自治体によっては、コンビニで納められるところもありますし、最近はクレジットカードや電子マネーで支払えるところも増えており、支払い方法の多様化が進んでいるようです。
固定資産税を少しでも安くする方法はある?
先ほど説明した「特例」以外で、固定資産税を安くする方法はありません。
ただ、少しだけお得になる方法はあります。
たとえば、クレジットカードや電子マネーが使える自治体であれば、ポイント還元が適用されます。

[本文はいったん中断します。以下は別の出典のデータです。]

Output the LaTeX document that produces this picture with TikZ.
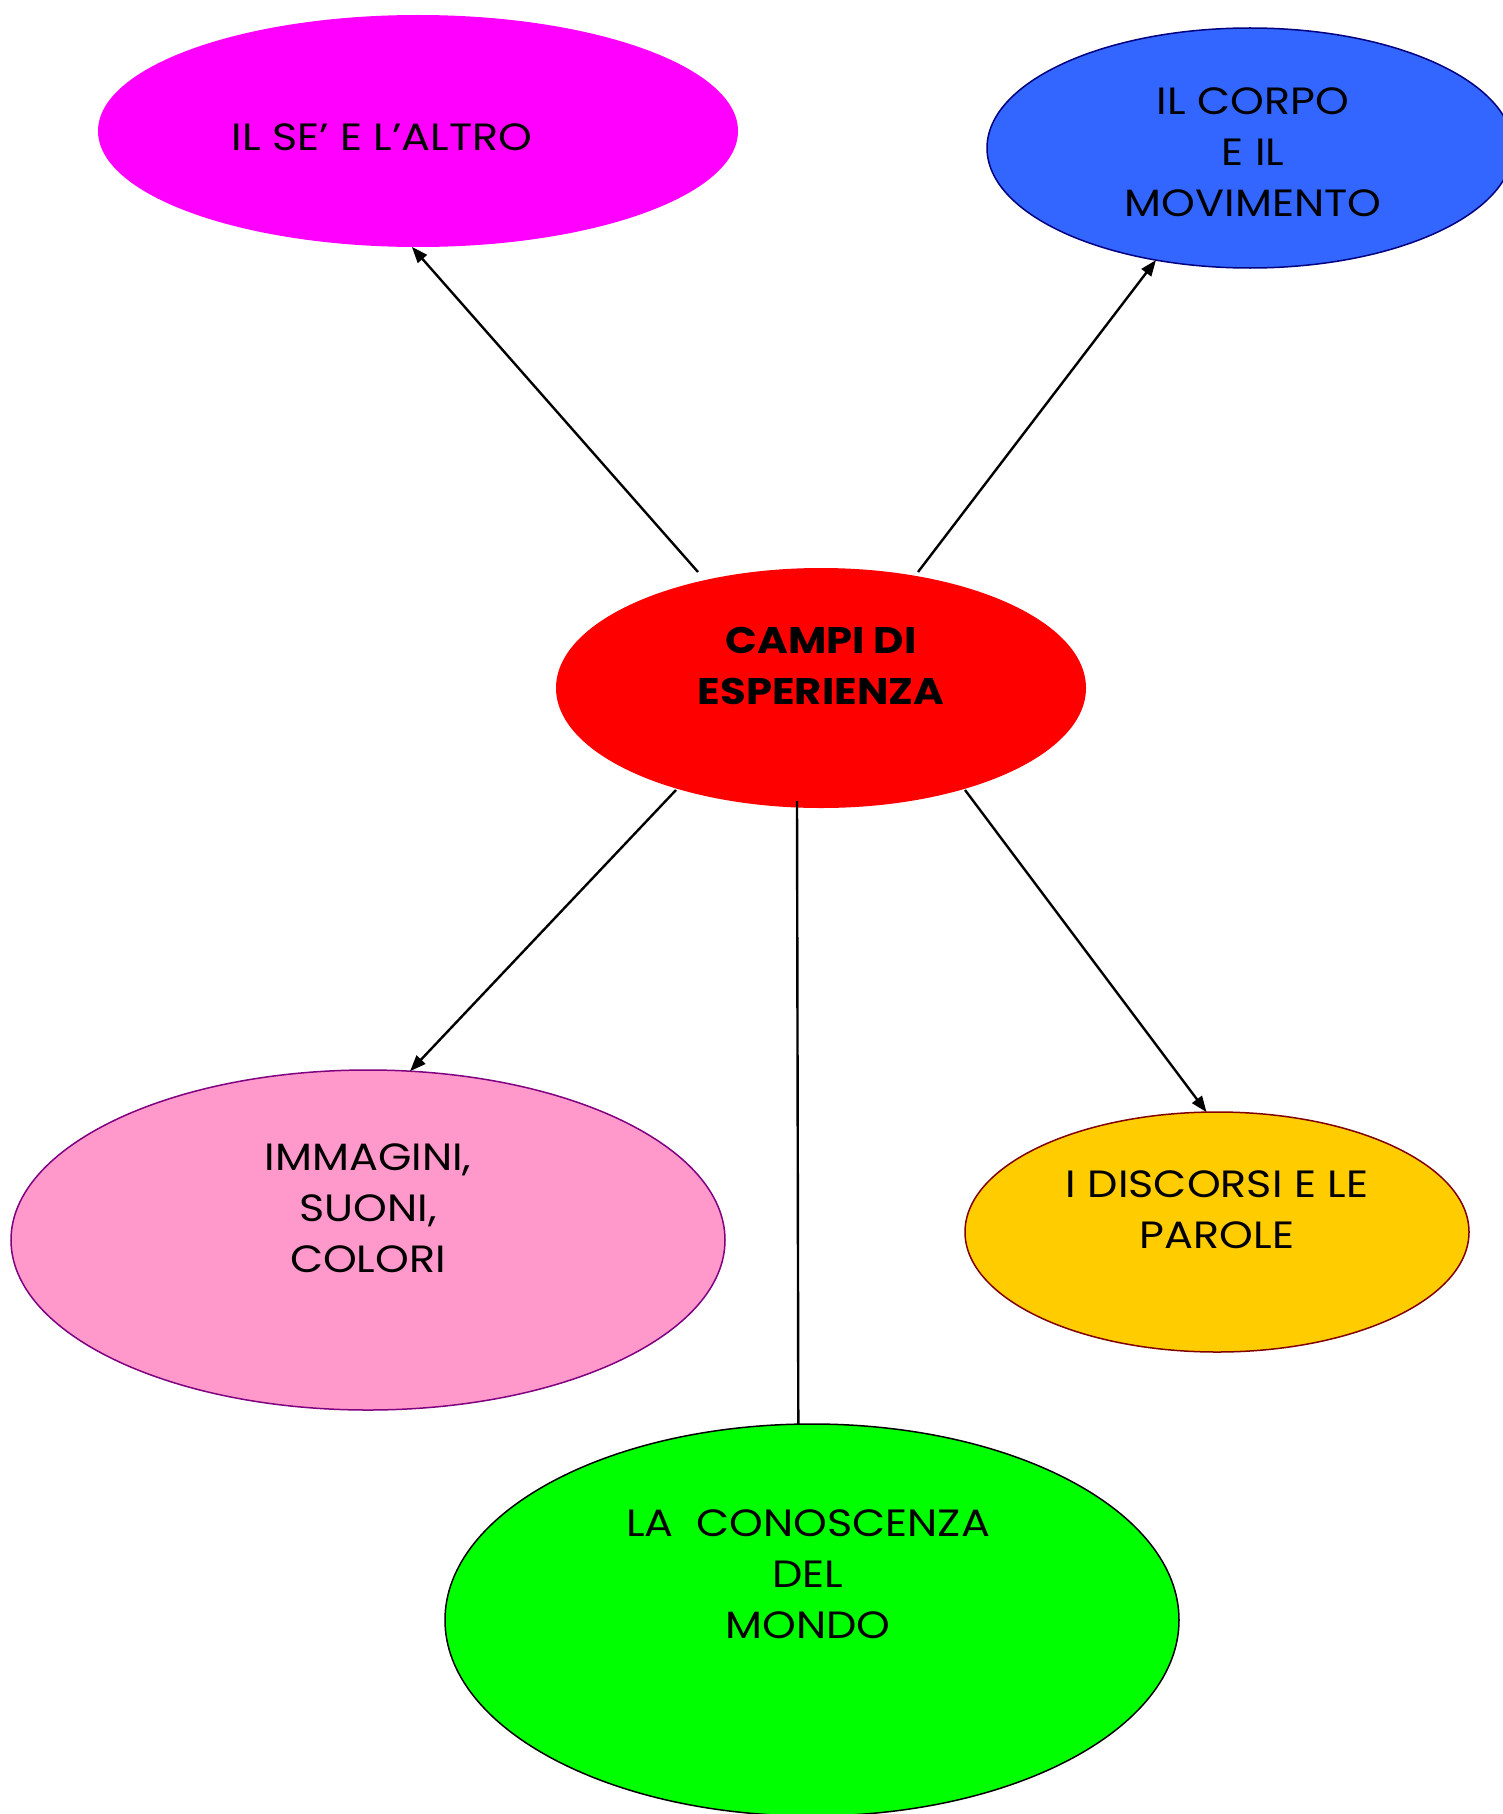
\documentclass[tikz,border=0pt]{standalone}
\usepackage{fontspec}
\setmainfont{Poppins}[FakeStretch=1.13]
\usetikzlibrary{shapes.geometric,arrows.meta}
\definecolor{cMag}{HTML}{FF00FF}
\definecolor{cBlue}{HTML}{3366FF}
\definecolor{cNavy}{HTML}{000080}
\definecolor{cRed}{HTML}{FF0000}
\definecolor{cPink}{HTML}{FF99CC}
\definecolor{cPurple}{HTML}{800080}
\definecolor{cYellow}{HTML}{FFCC00}
\definecolor{cMaroon}{HTML}{800000}
\definecolor{cGreen}{HTML}{00FF00}
\begin{document}
\begin{tikzpicture}[x=1pt,y=-1pt,
  bubble/.style={ellipse, inner sep=0pt, outer sep=0pt, line width=1.5pt},
  lbl/.style={align=center, inner sep=0pt, text=black, font=\fontsize{38}{51}\selectfont},
  conn/.style={line width=2.4pt, draw=black},
  arr/.style={conn, -{Triangle[length=16pt,width=12pt]}}]
\useasboundingbox (0,0) rectangle (1503,1814);
\clip (0,0) rectangle (1503,1814);
% ellipses
\node[bubble, fill=cMag, minimum width=640pt, minimum height=232pt] (se) at (418,131) {};
\node[bubble, fill=cBlue, draw=cNavy, minimum width=526pt, minimum height=240pt] (corpo) at (1250,148) {};
\node[bubble, fill=cRed, minimum width=530pt, minimum height=240pt] (campi) at (821,688) {};
\node[bubble, fill=cPink, draw=cPurple, minimum width=714pt, minimum height=340pt] (imm) at (368,1240) {};
\node[bubble, fill=cYellow, draw=cMaroon, minimum width=504pt, minimum height=240pt] (disc) at (1217,1232) {};
\node[bubble, fill=cGreen, draw=black, minimum width=734pt, minimum height=392pt] (mondo) at (812,1620) {};
% labels
\node[lbl] (tse) at (382,137) {IL SE’ E L’ALTRO};
\node[lbl] (tcorpo) at (1253,152) {IL CORPO\\E IL\\MOVIMENTO};
\node[lbl, font=\fontsize{37}{51}\selectfont\bfseries] (tcampi) at (821,666) {CAMPI DI\\ESPERIENZA};
\node[lbl] (timm) at (368,1208) {IMMAGINI,\\SUONI,\\COLORI};
\node[lbl] (tdisc) at (1217,1210) {I DISCORSI E LE\\PAROLE};
\node[lbl] (tmondo) at (808,1574) {LA\ \ CONOSCENZA\\DEL\\MONDO};
% connector start points
\coordinate (s1) at (698,572);
\coordinate (s2) at (918,572);
\coordinate (s3) at (676,790);
\coordinate (s4) at (965,790);
\coordinate (s5) at (797,801);
\draw[arr] (s1) -- (se.267);
\draw[arr] (s2) -- (corpo.230);
\draw[arr] (s3) -- (imm.76);
\draw[arr] (s4) -- (disc.95);
\draw[conn] (s5) -- (mondo.94);
\end{tikzpicture}
\end{document}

金額が大きいので、ポイントがたくさん貯まることも期待できるでしょう。
ただし、自治体やカード会社によっては別途手数料を求められる場合がありますから、取得ポイントと手数料を比べることをおすすめします。
あまり想定したくないケースですが、災害によって建物が被害を受けたときに、固定資産税が減免されることがあります。
減免の割合や期間は、被害状況や自治体などの判断によって異なりますが、いずれにせよ減免申請が必要ですから、もしものときに備えて覚えておくと良いでしょう。
固定資産税を滞納するリスク
所得税や住民税などと同じく、固定資産税も納めなければならない税金であり、持ち家を所有する方が果たすべき「国民の義務」でもあります。
税金を払わず滞納するとペナルティが課せられることも、覚えておきたいポイントです。
もし納付期限を過ぎてしまった場合、その翌日から延滞金が発生し、納付額が高くなります。延滞金の率は自治体にもよりますが、おおよそ2~3%です。
しかも、期限を1ヵ月過ぎると一気に高くなりますから、注意しましょう。
それでも滞納を続けると、自治体は財産を差し押さえるために動き始めます。
差し押さえの対象となるのは、土地や家などの不動産だけでなく、給料や預金口座も対象です。
仮に、土地と家が差し押さえられた場合、競売にかけられ売却されますが、売却額で足りないときは、不足分の支払いを命じられます。
ここまでいくケースは非常にレアですが、固定資産税を滞納すると家を失うばかりか、自己破産につながる可能性もありますので、必ず納めましょう。
まとめ
新居に住み始めてからの資金計画を考える時、住宅ローンの返済やライフプランごとの出費は想定できても、「固定資産税の支払いは想定外だった」という方は、少なくないようです。
価格の高い家ほど、固定資産税も高くなります。新居での家計負担が重くならないように、あらかじめ税額をシミュレーションした上で、資金計画に含めるようにしましょう。